What you have to do
Repeat the listing word for word. No pictures belong in the copy.

───

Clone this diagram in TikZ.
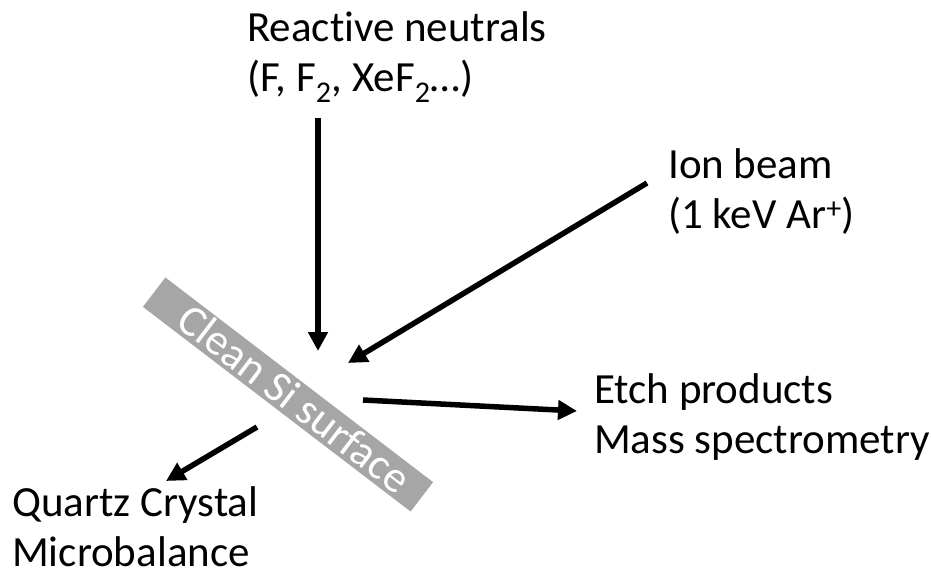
\documentclass[tikz,border=0pt]{standalone}
\usepackage{fontspec}
\setmainfont{Carlito}[Ligatures={NoCommon}]
\usetikzlibrary{arrows.meta,positioning,calc}

\begin{document}
\begin{tikzpicture}[
  x=1pt, y=-1pt,
  every node/.style={align=left, inner sep=0pt},
  % Text labels
  lbl/.style={font=\fontsize{43}{50}\selectfont, anchor=base west},
  % Surface bar
  surf/.style={fill=black!35, draw=none, minimum width=337pt, minimum height=37pt,
    rotate=-37.4},
  surftxt/.style={rotate=-37.4, text=white, font=\fontsize{44}{51}\selectfont},
  % Arrows
  flux/.style={-{Triangle[length=19pt,width=19pt]}, line width=5.5pt, draw=black},
]
\useasboundingbox (0,0) rectangle (931,575);

% -------------------------------------------------------
% SURFACE
% -------------------------------------------------------
\node[surf] (si) at (288,394.5) {};
\node[surftxt] (si-lbl) at ($(si.center)+(7,4)$) {Clean Si surface};

% -------------------------------------------------------
% LABELS
% -------------------------------------------------------
\node[lbl] (rn)  at (247,92)  {Reactive neutrals\\(F, F\textsubscript{2}, XeF\textsubscript{2}\ldots)};
\node[lbl] (ion) at (668,228) {Ion beam\\(1 keV Ar\textsuperscript{+})};
\node[lbl] (ep)  at (594,453) {Etch products\\Mass spectrometry};
\node[lbl] (qcm) at (12,566)  {Quartz Crystal\\Microbalance};

% -------------------------------------------------------
% ARROW END POINTS
% -------------------------------------------------------
\coordinate (rn-src)  at (318,118);
\coordinate (rn-hit)  at (318,351);
\coordinate (ion-src) at (647,183);
\coordinate (ion-hit) at (348,363);
\coordinate (ep-src)  at (363,400);
\coordinate (ep-dst)  at (577,411);
\coordinate (qcm-src) at (257,427);
\coordinate (qcm-dst) at (166,481);

\draw[flux] (rn-src) -- (rn-hit);
\draw[flux] (ion-src) -- (ion-hit);
\draw[flux] (ep-src) -- (ep-dst);
\draw[flux] (qcm-src) -- (qcm-dst);

\end{tikzpicture}
\end{document}
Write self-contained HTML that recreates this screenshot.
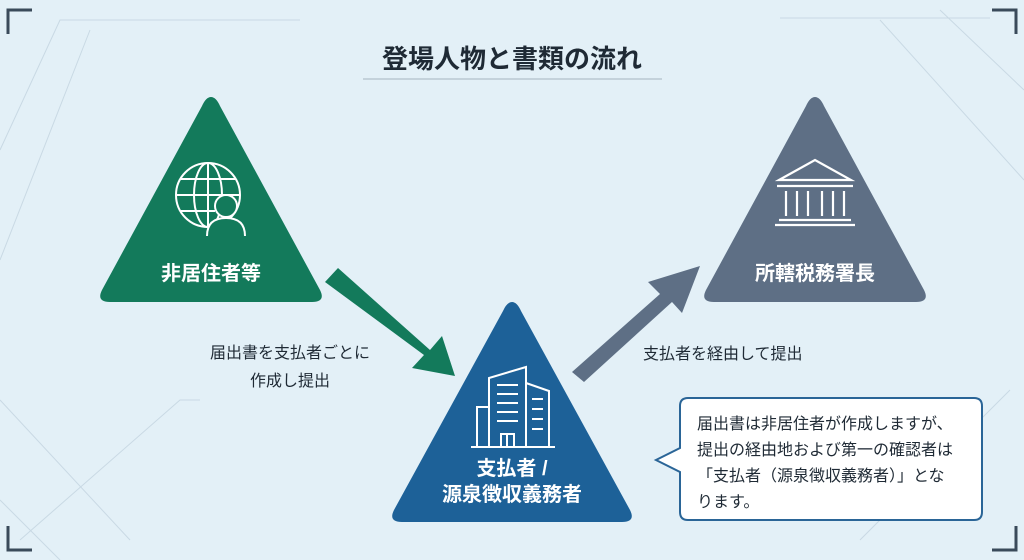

───

Output below
Clone this diagram in TikZ.
\documentclass[tikz,border=0pt]{standalone}
\usepackage{fontspec}
\setmainfont{Carlito}[Ligatures={NoCommon}]
\usetikzlibrary{arrows.meta,positioning,calc}

\begin{document}
\begin{tikzpicture}[
  x=1pt, y=-1pt,
  every node/.style={align=left, inner sep=0pt},
  % Text labels
  lbl/.style={font=\fontsize{43}{50}\selectfont, anchor=base west},
  % Surface bar
  surf/.style={fill=black!35, draw=none, minimum width=337pt, minimum height=37pt,
    rotate=-37.4},
  surftxt/.style={rotate=-37.4, text=white, font=\fontsize{44}{51}\selectfont},
  % Arrows
  flux/.style={-{Triangle[length=19pt,width=19pt]}, line width=5.5pt, draw=black},
]
\useasboundingbox (0,0) rectangle (931,575);

% -------------------------------------------------------
% SURFACE
% -------------------------------------------------------
\node[surf] (si) at (288,394.5) {};
\node[surftxt] (si-lbl) at ($(si.center)+(7,4)$) {Clean Si surface};

% -------------------------------------------------------
% LABELS
% -------------------------------------------------------
\node[lbl] (rn)  at (247,92)  {Reactive neutrals\\(F, F\textsubscript{2}, XeF\textsubscript{2}\ldots)};
\node[lbl] (ion) at (668,228) {Ion beam\\(1 keV Ar\textsuperscript{+})};
\node[lbl] (ep)  at (594,453) {Etch products\\Mass spectrometry};
\node[lbl] (qcm) at (12,566)  {Quartz Crystal\\Microbalance};

% -------------------------------------------------------
% ARROW END POINTS
% -------------------------------------------------------
\coordinate (rn-src)  at (318,118);
\coordinate (rn-hit)  at (318,351);
\coordinate (ion-src) at (647,183);
\coordinate (ion-hit) at (348,363);
\coordinate (ep-src)  at (363,400);
\coordinate (ep-dst)  at (577,411);
\coordinate (qcm-src) at (257,427);
\coordinate (qcm-dst) at (166,481);

\draw[flux] (rn-src) -- (rn-hit);
\draw[flux] (ion-src) -- (ion-hit);
\draw[flux] (ep-src) -- (ep-dst);
\draw[flux] (qcm-src) -- (qcm-dst);

\end{tikzpicture}
\end{document}
Write self-contained HTML that recreates this screenshot.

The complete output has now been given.